La voie royale tracée par les Mahorais a aussitôt été suivie par les Guyanais et les Martiniquais. Lors des consultations populaires programmées le 10 janvier 2010 conformément à l’article 72-4, alinéa 1er, de la Constitution, Guyanais et Martiniquais avaient, certes, refusé d’abandonner le statut de DOM pour celui de COM. 
Par peur de perdre les acquis sociaux résultant de la départementalisation, ils avaient massivement refusé de s’orienter sur la voie de l’autonomie interne régie par l’article 74 de la Constitution. Mais les Guyanais et les Martiniquais se sont ensuite prononcés, à des majorités substantielles, par application des articles 72-4, alinéa 2, et 73, alinéa 7, de la Constitution, en faveur de la création d’une collectivité territoriale unique, lors des consultations populaires du 24 janvier 2010.

Le statut des deux nouvelles collectivités uniques est désormais fixé par la loi du 27 juillet 2011, relative aux collectivités territoriales de Guyane et de Martinique, qui insère dans le Code général des collectivités territoriales de nouveaux articles. À titre d’exemple, voici le texte relatif à la Guyane : « La Guyane constitue une collectivité territoriale de la République régie par l’article 73 de la Constitution qui exerce les compétences attribuées à un département d’outre-mer et à une région d’outre-mer et toutes les compétences qui lui sont dévolues par la loi pour tenir compte de ses caractéristiques et contraintes particulières ».

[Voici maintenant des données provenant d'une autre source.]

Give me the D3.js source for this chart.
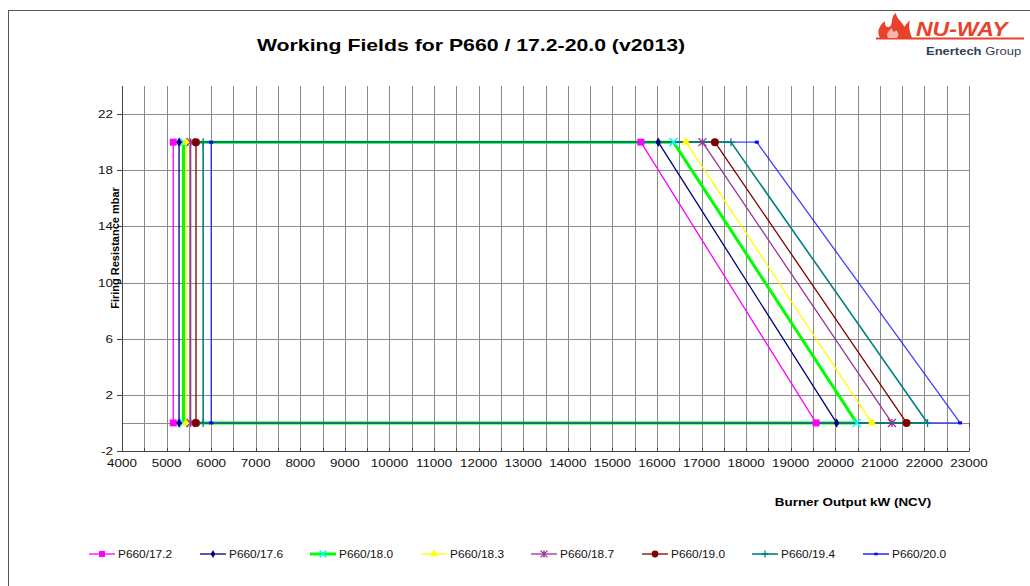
<!DOCTYPE html>
<html><head><meta charset="utf-8">
<script src="https://cdn.jsdelivr.net/npm/d3@7"></script>
<style>
html,body{margin:0;padding:0;background:#fff;}
svg{display:block;font-family:"Liberation Sans",Arial,sans-serif;}
</style></head>
<body>
<svg id="c" width="1030" height="586"></svg>
<script>
// ---- data ----
const seriesNames = ["P660/17.2","P660/17.6","P660/18.0","P660/18.3","P660/18.7","P660/19.0","P660/19.4","P660/20.0"];
const minOutput   = [5150, 5280, 5380, 5440, 5540, 5660, 5820, 6000];
const maxAtTop    = [15640, 16030, 16370, 16650, 17020, 17300, 17660, 18240];
const maxAtZero   = [19570, 20030, 20480, 20820, 21270, 21600, 22070, 22800];
const resistanceLevels = [0, 20];
const xTicks = d3.range(4000, 23001, 1000);
const yTicks = [-2, 2, 6, 10, 14, 18, 22];

// ---- styles ----
const colors  = ["#FF00FF","#000080","#00FF00","#FFFF00","#993399","#800000","#008080","#0000FF"];
const mColors = ["#FF00FF","#000080","#00FFFF","#FFFF00","#993399","#800000","#008080","#0000FF"];
const widths  = [1.3,1.3,3,1.3,1.3,1.3,1.6,1.3];
const markers = ["square","diamond","x","triangle","star","circle","plus","dot"];
const drawOrder = [2,7,0,1,3,4,5,6];
const SX = 1.22; // horizontal stretch of the reference's text

const svg = d3.select("#c");
// frame
svg.append("rect").attr("x",8.5).attr("y",10.5).attr("width",1030).attr("height",600)
  .attr("fill","none").attr("stroke","#555").attr("stroke-width",1);

const x = d3.scaleLinear().domain([4000,23000]).range([122,969]);
const y = d3.scaleLinear().domain([-2,24]).range([451,86]);

function sText(parent, tx, ty, str, size, opts){
  opts = opts||{};
  const sx = opts.sx||SX;
  const t = parent.append("text").attr("transform",`translate(${tx},${ty}) scale(${sx},1)`)
    .attr("font-size",size).attr("fill",opts.fill||"#111")
    .attr("text-anchor",opts.anchor||"start");
  if(opts.bold) t.attr("font-weight","bold");
  t.text(str);
  return t;
}

// grid
const g = svg.append("g");
g.selectAll(".vg").data(d3.range(4000,23001,500)).join("line")
  .attr("x1",d=>Math.round(x(d))+0.5).attr("x2",d=>Math.round(x(d))+0.5)
  .attr("y1",y(24)).attr("y2",y(-2)).attr("stroke","#8a8a8a").attr("stroke-width",1);
g.selectAll(".hg").data(yTicks.concat([0])).join("line")
  .attr("x1",x(4000)).attr("x2",x(23000))
  .attr("y1",d=>Math.round(y(d))+0.5).attr("y2",d=>Math.round(y(d))+0.5)
  .attr("stroke","#8a8a8a").attr("stroke-width",1);

// x axis
const xg = svg.append("g");
xg.append("line").attr("x1",x(4000)).attr("x2",x(23000)).attr("y1",Math.round(y(-2))+0.5).attr("y2",Math.round(y(-2))+0.5).attr("stroke","#444");
xg.selectAll(".xt").data(d3.range(4000,23001,500)).join("line")
  .attr("x1",d=>Math.round(x(d))+0.5).attr("x2",d=>Math.round(x(d))+0.5)
  .attr("y1",Math.round(y(-2))-3).attr("y2",Math.round(y(-2))+0.5).attr("stroke","#444");
xTicks.forEach(v=>sText(xg, x(v), y(-2)+16, d3.format("d")(v), 11, {anchor:"middle"}));

// y axis
const yg = svg.append("g");
yg.append("line").attr("x1",Math.round(x(4000))+0.5).attr("x2",Math.round(x(4000))+0.5).attr("y1",y(24)).attr("y2",y(-2)).attr("stroke","#444");
yTicks.forEach(v=>{
  yg.append("line").attr("x1",x(4000)-5).attr("x2",x(4000)).attr("y1",Math.round(y(v))+0.5).attr("y2",Math.round(y(v))+0.5).attr("stroke","#444");
  sText(yg, x(4000)-9, y(v)+4, String(v), 11, {anchor:"end"});
});

// zero line tick at right
svg.append("line").attr("x1",x(23000)+0.5).attr("x2",x(23000)+0.5).attr("y1",y(0)).attr("y2",y(0)+4).attr("stroke","#444");

// marker drawing
function drawMarker(sel, type, color, cx, cy, scale){
  const s = scale||1;
  const t = `translate(${cx},${cy})`;
  if(type==="square"){
    sel.append("rect").attr("x",cx-3.5*s).attr("y",cy-3.5*s).attr("width",7*s).attr("height",7*s).attr("fill",color);
  } else if(type==="diamond"){
    sel.append("path").attr("transform",t).attr("d",d3.symbol(d3.symbolDiamond,26*s*s)()).attr("fill",color);
  } else if(type==="x"){
    const r=4*s;
    sel.append("path").attr("transform",t).attr("d",`M${-r},${-r}L${r},${r}M${-r},${r}L${r},${-r}`).attr("stroke",color).attr("stroke-width",1.5);
  } else if(type==="triangle"){
    sel.append("path").attr("transform",t).attr("d",d3.symbol(d3.symbolTriangle,36*s*s)()).attr("fill",color);
  } else if(type==="star"){
    const r=4*s;
    sel.append("path").attr("transform",t).attr("d",`M${-r},${-r}L${r},${r}M${-r},${r}L${r},${-r}M0,${-r}L0,${r}`).attr("stroke",color).attr("stroke-width",1.3);
  } else if(type==="circle"){
    sel.append("circle").attr("cx",cx).attr("cy",cy).attr("r",4*s).attr("fill",color);
  } else if(type==="plus"){
    const r=4*s;
    sel.append("path").attr("transform",t).attr("d",`M0,${-r}L0,${r}M${-r},0L${r},0`).attr("stroke",color).attr("stroke-width",1.3);
  } else if(type==="dot"){
    sel.append("rect").attr("x",cx-2*s).attr("y",cy-1.5*s).attr("width",4*s).attr("height",3*s).attr("fill",color);
  }
}

// series
const line = d3.line().x(d=>x(d[0])).y(d=>y(d[1]));
const sg = svg.append("g");
drawOrder.forEach(i=>{
  const lo = resistanceLevels[0], hi = resistanceLevels[1];
  const pts = [[minOutput[i],lo],[minOutput[i],hi],[maxAtTop[i],hi],[maxAtZero[i],lo],[minOutput[i],lo]];
  sg.append("path").attr("d",line(pts)).attr("fill","none").attr("stroke",colors[i])
    .attr("stroke-width",widths[i]).attr("stroke-opacity", i===7?0.75:1).attr("stroke-linejoin","round");
});
const mg = svg.append("g");
drawOrder.forEach(i=>{
  const lo = resistanceLevels[0], hi = resistanceLevels[1];
  const pts = [[minOutput[i],lo],[minOutput[i],hi],[maxAtTop[i],hi],[maxAtZero[i],lo]];
  pts.forEach(p=>drawMarker(mg, markers[i], mColors[i], x(p[0]), y(p[1]), 1));
});

// titles
sText(svg, 471, 51, "Working Fields for P660 / 17.2-20.0 (v2013)", 17, {anchor:"middle", bold:true, fill:"#000", sx:1.25});
svg.append("text").attr("transform","translate(119,248) rotate(-90)").attr("text-anchor","middle")
  .attr("font-size",11).attr("font-weight","bold").attr("fill","#000").text("Firing Resistance mbar");
sText(svg, 853, 506, "Burner Output kW (NCV)", 11, {anchor:"middle", bold:true, fill:"#000"});

// legend
const legendX = [89, 200, 310, 421, 531, 642, 752, 863];
const lg = svg.append("g");
seriesNames.forEach((n,i)=>{
  const lx = legendX[i], ly = 554;
  lg.append("line").attr("x1",lx).attr("x2",lx+26).attr("y1",ly).attr("y2",ly)
    .attr("stroke",colors[i]).attr("stroke-width",widths[i]);
  drawMarker(lg, markers[i], mColors[i], lx+13, ly, 0.85);
  sText(lg, lx+29, ly+4, n, 11, {sx:1.08});
});

// logo
const logo = svg.append("g");
logo.append("line").attr("x1",876).attr("x2",1024).attr("y1",38.5).attr("y2",38.5).attr("stroke","#e8412c").attr("stroke-width",2.2);
logo.append("path").attr("d","M880,38 C876,31 880,25 885,21 C884,27 889,29 891,25 C893,21 891,16 896,13 C896,19 903,22 905,28 C906,32 905,36 903,38 Z")
  .attr("fill","#e8412c");
logo.append("path").attr("d","M888,38 C886,34 888,31 892,28 C892,32 895,33 896,30 C899,33 899,36 897,38 Z").attr("fill","#f7b7a8");
logo.append("path").attr("d","M897,38 C901,32 904,26 910,20 C908,27 910,32 912,38 Z").attr("fill","#e8412c");
sText(logo, 916, 36, "NU-WAY", 20, {bold:true, fill:"#e8412c", sx:1.15}).attr("font-style","italic");
const et = logo.append("text").attr("transform","translate(926,55) scale(1.3,1)").attr("font-size",10).attr("fill","#2f3e55");
et.append("tspan").attr("font-weight","bold").text("Enertech");
et.append("tspan").text(" Group");
</script>
</body></html>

Si Mayotte est déjà dotée d’une collectivité territoriale unique depuis le jeudi 31 mars 2011 pour exercer toutes les compétences dévolues à un département et à une région d’outre-mer, la Guyane et la Martinique bénéficieront effectivement, à leur tour, d’une collectivité territoriale unique au lendemain des élections locales programmées en mars 2015.